GIVEN TASK:
Reproduce every line of the listing as written, apart from the pictures.
►
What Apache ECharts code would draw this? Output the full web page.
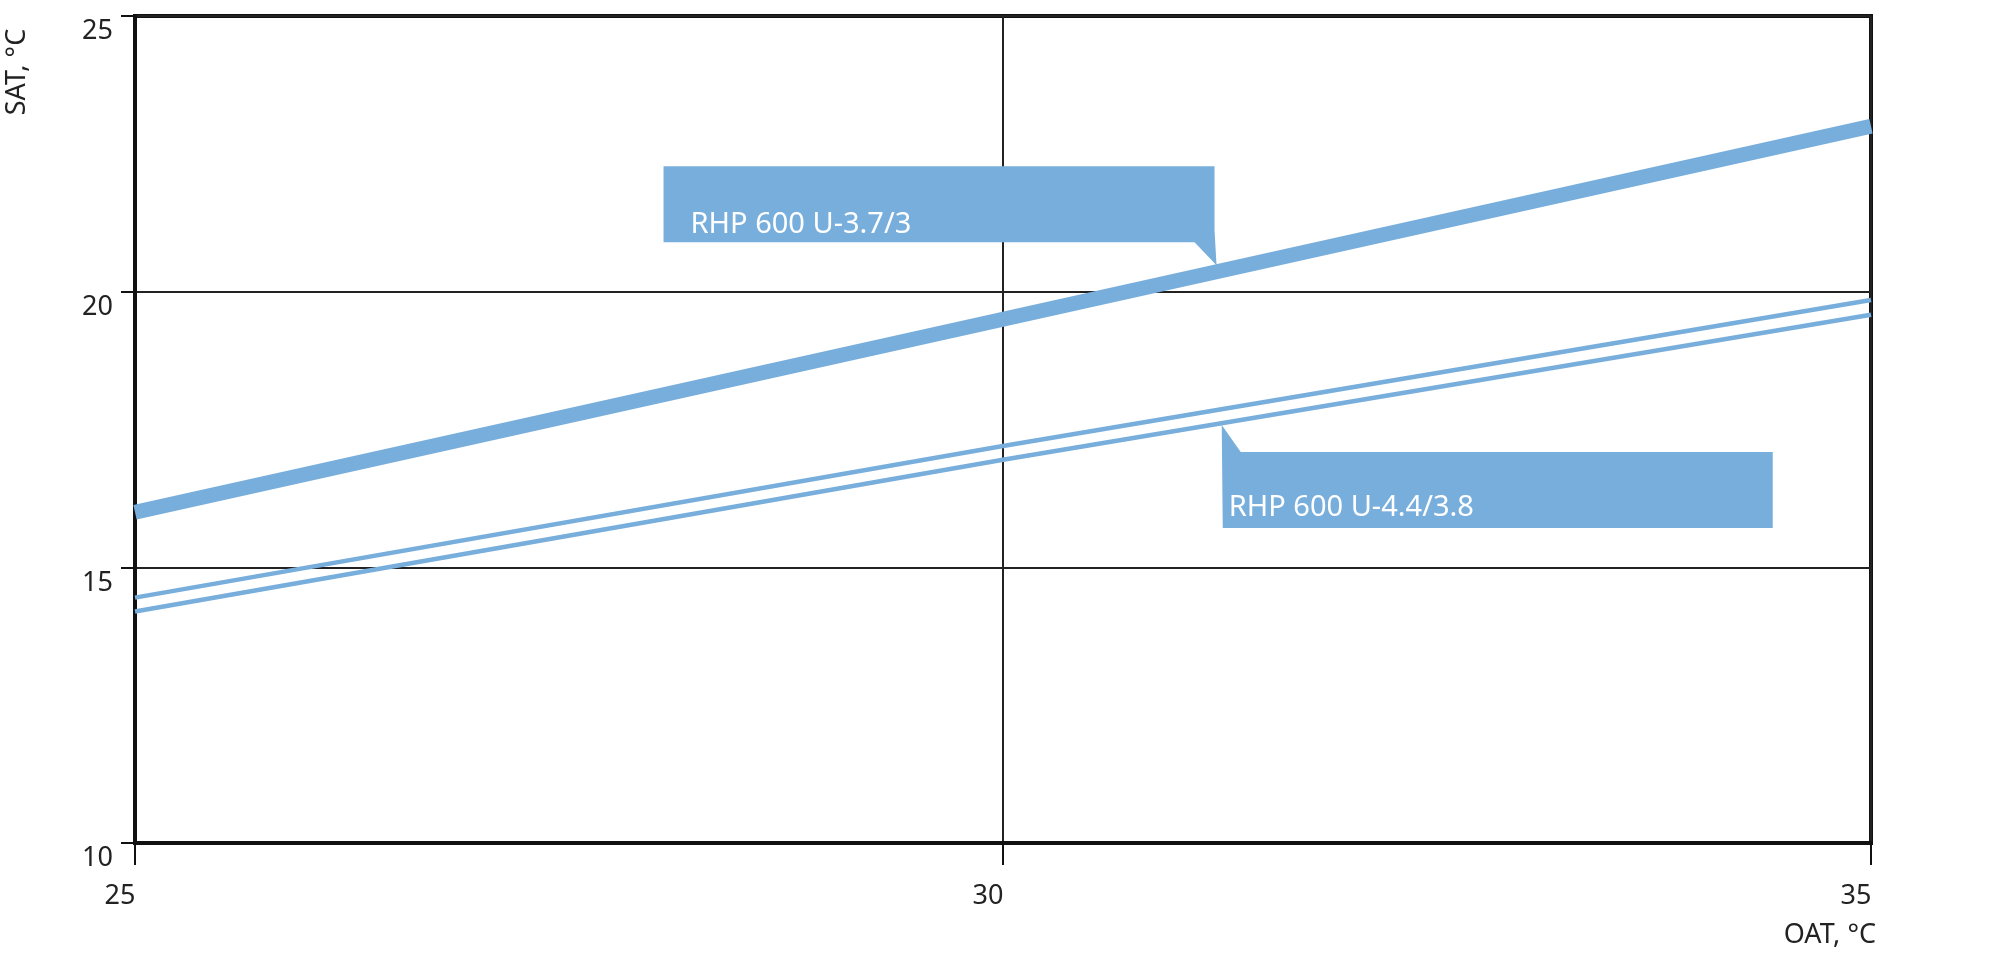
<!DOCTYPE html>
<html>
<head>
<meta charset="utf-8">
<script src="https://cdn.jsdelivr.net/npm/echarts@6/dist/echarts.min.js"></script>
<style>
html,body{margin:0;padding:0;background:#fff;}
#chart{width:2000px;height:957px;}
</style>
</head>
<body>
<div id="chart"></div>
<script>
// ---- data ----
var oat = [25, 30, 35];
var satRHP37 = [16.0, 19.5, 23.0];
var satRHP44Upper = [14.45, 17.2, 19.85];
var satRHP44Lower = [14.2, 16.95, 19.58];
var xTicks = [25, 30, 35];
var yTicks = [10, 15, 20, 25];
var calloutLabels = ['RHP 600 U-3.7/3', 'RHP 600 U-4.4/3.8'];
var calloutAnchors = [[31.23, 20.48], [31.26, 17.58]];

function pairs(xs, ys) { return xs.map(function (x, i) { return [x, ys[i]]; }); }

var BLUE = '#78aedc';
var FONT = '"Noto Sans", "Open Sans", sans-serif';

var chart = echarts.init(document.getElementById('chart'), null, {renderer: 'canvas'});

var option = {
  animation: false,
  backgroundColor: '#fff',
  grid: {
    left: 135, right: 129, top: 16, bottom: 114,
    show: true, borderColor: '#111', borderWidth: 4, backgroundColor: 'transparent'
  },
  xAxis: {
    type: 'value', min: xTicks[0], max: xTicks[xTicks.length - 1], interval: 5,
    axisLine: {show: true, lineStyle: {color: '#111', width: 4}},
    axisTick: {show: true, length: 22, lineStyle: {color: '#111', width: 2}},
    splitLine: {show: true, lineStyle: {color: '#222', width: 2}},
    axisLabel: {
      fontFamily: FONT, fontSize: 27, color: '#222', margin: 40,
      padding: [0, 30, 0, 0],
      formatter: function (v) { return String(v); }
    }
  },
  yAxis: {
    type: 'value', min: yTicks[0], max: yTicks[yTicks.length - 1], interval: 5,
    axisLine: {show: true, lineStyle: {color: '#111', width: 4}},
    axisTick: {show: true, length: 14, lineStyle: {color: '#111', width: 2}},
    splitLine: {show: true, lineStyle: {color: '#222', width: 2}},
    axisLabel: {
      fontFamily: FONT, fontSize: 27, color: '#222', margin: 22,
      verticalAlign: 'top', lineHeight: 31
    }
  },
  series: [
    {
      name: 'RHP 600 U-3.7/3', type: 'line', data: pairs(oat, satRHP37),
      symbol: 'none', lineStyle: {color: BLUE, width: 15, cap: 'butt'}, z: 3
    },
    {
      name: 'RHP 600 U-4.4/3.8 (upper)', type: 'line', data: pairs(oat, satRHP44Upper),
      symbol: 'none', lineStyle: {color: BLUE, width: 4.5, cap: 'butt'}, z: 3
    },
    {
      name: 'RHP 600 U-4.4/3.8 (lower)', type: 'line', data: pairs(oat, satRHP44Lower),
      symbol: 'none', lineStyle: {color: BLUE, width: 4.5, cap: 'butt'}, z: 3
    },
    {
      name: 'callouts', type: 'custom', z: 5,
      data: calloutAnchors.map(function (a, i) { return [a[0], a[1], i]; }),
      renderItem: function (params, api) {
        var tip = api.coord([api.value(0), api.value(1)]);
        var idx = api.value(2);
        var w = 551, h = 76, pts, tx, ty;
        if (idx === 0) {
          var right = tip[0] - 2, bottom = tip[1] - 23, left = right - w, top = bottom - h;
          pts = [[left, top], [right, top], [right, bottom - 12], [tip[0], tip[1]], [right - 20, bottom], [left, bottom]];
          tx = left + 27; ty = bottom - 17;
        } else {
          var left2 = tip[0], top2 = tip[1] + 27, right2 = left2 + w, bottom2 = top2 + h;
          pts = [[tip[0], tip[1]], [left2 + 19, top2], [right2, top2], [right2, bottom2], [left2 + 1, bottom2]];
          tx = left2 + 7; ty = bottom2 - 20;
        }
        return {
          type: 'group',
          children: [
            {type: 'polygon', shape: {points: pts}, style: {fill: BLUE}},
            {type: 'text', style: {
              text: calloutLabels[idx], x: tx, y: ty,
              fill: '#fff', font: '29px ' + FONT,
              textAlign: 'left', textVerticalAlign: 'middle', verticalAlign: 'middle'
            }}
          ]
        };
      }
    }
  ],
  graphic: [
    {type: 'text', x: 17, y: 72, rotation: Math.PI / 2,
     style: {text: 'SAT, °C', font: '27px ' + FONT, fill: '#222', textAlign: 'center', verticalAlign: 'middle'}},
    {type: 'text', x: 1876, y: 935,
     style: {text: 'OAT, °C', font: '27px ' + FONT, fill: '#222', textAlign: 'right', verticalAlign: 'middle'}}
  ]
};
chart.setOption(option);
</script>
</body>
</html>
◄
COMPLETE OUTPUT:
What Apache ECharts code would draw this? Output the full web page.
<!DOCTYPE html>
<html>
<head>
<meta charset="utf-8">
<script src="https://cdn.jsdelivr.net/npm/echarts@6/dist/echarts.min.js"></script>
<style>
html,body{margin:0;padding:0;background:#fff;}
#chart{width:2000px;height:957px;}
</style>
</head>
<body>
<div id="chart"></div>
<script>
// ---- data ----
var oat = [25, 30, 35];
var satRHP37 = [16.0, 19.5, 23.0];
var satRHP44Upper = [14.45, 17.2, 19.85];
var satRHP44Lower = [14.2, 16.95, 19.58];
var xTicks = [25, 30, 35];
var yTicks = [10, 15, 20, 25];
var calloutLabels = ['RHP 600 U-3.7/3', 'RHP 600 U-4.4/3.8'];
var calloutAnchors = [[31.23, 20.48], [31.26, 17.58]];

function pairs(xs, ys) { return xs.map(function (x, i) { return [x, ys[i]]; }); }

var BLUE = '#78aedc';
var FONT = '"Noto Sans", "Open Sans", sans-serif';

var chart = echarts.init(document.getElementById('chart'), null, {renderer: 'canvas'});

var option = {
  animation: false,
  backgroundColor: '#fff',
  grid: {
    left: 135, right: 129, top: 16, bottom: 114,
    show: true, borderColor: '#111', borderWidth: 4, backgroundColor: 'transparent'
  },
  xAxis: {
    type: 'value', min: xTicks[0], max: xTicks[xTicks.length - 1], interval: 5,
    axisLine: {show: true, lineStyle: {color: '#111', width: 4}},
    axisTick: {show: true, length: 22, lineStyle: {color: '#111', width: 2}},
    splitLine: {show: true, lineStyle: {color: '#222', width: 2}},
    axisLabel: {
      fontFamily: FONT, fontSize: 27, color: '#222', margin: 40,
      padding: [0, 30, 0, 0],
      formatter: function (v) { return String(v); }
    }
  },
  yAxis: {
    type: 'value', min: yTicks[0], max: yTicks[yTicks.length - 1], interval: 5,
    axisLine: {show: true, lineStyle: {color: '#111', width: 4}},
    axisTick: {show: true, length: 14, lineStyle: {color: '#111', width: 2}},
    splitLine: {show: true, lineStyle: {color: '#222', width: 2}},
    axisLabel: {
      fontFamily: FONT, fontSize: 27, color: '#222', margin: 22,
      verticalAlign: 'top', lineHeight: 31
    }
  },
  series: [
    {
      name: 'RHP 600 U-3.7/3', type: 'line', data: pairs(oat, satRHP37),
      symbol: 'none', lineStyle: {color: BLUE, width: 15, cap: 'butt'}, z: 3
    },
    {
      name: 'RHP 600 U-4.4/3.8 (upper)', type: 'line', data: pairs(oat, satRHP44Upper),
      symbol: 'none', lineStyle: {color: BLUE, width: 4.5, cap: 'butt'}, z: 3
    },
    {
      name: 'RHP 600 U-4.4/3.8 (lower)', type: 'line', data: pairs(oat, satRHP44Lower),
      symbol: 'none', lineStyle: {color: BLUE, width: 4.5, cap: 'butt'}, z: 3
    },
    {
      name: 'callouts', type: 'custom', z: 5,
      data: calloutAnchors.map(function (a, i) { return [a[0], a[1], i]; }),
      renderItem: function (params, api) {
        var tip = api.coord([api.value(0), api.value(1)]);
        var idx = api.value(2);
        var w = 551, h = 76, pts, tx, ty;
        if (idx === 0) {
          var right = tip[0] - 2, bottom = tip[1] - 23, left = right - w, top = bottom - h;
          pts = [[left, top], [right, top], [right, bottom - 12], [tip[0], tip[1]], [right - 20, bottom], [left, bottom]];
          tx = left + 27; ty = bottom - 17;
        } else {
          var left2 = tip[0], top2 = tip[1] + 27, right2 = left2 + w, bottom2 = top2 + h;
          pts = [[tip[0], tip[1]], [left2 + 19, top2], [right2, top2], [right2, bottom2], [left2 + 1, bottom2]];
          tx = left2 + 7; ty = bottom2 - 20;
        }
        return {
          type: 'group',
          children: [
            {type: 'polygon', shape: {points: pts}, style: {fill: BLUE}},
            {type: 'text', style: {
              text: calloutLabels[idx], x: tx, y: ty,
              fill: '#fff', font: '29px ' + FONT,
              textAlign: 'left', textVerticalAlign: 'middle', verticalAlign: 'middle'
            }}
          ]
        };
      }
    }
  ],
  graphic: [
    {type: 'text', x: 17, y: 72, rotation: Math.PI / 2,
     style: {text: 'SAT, °C', font: '27px ' + FONT, fill: '#222', textAlign: 'center', verticalAlign: 'middle'}},
    {type: 'text', x: 1876, y: 935,
     style: {text: 'OAT, °C', font: '27px ' + FONT, fill: '#222', textAlign: 'right', verticalAlign: 'middle'}}
  ]
};
chart.setOption(option);
</script>
</body>
</html>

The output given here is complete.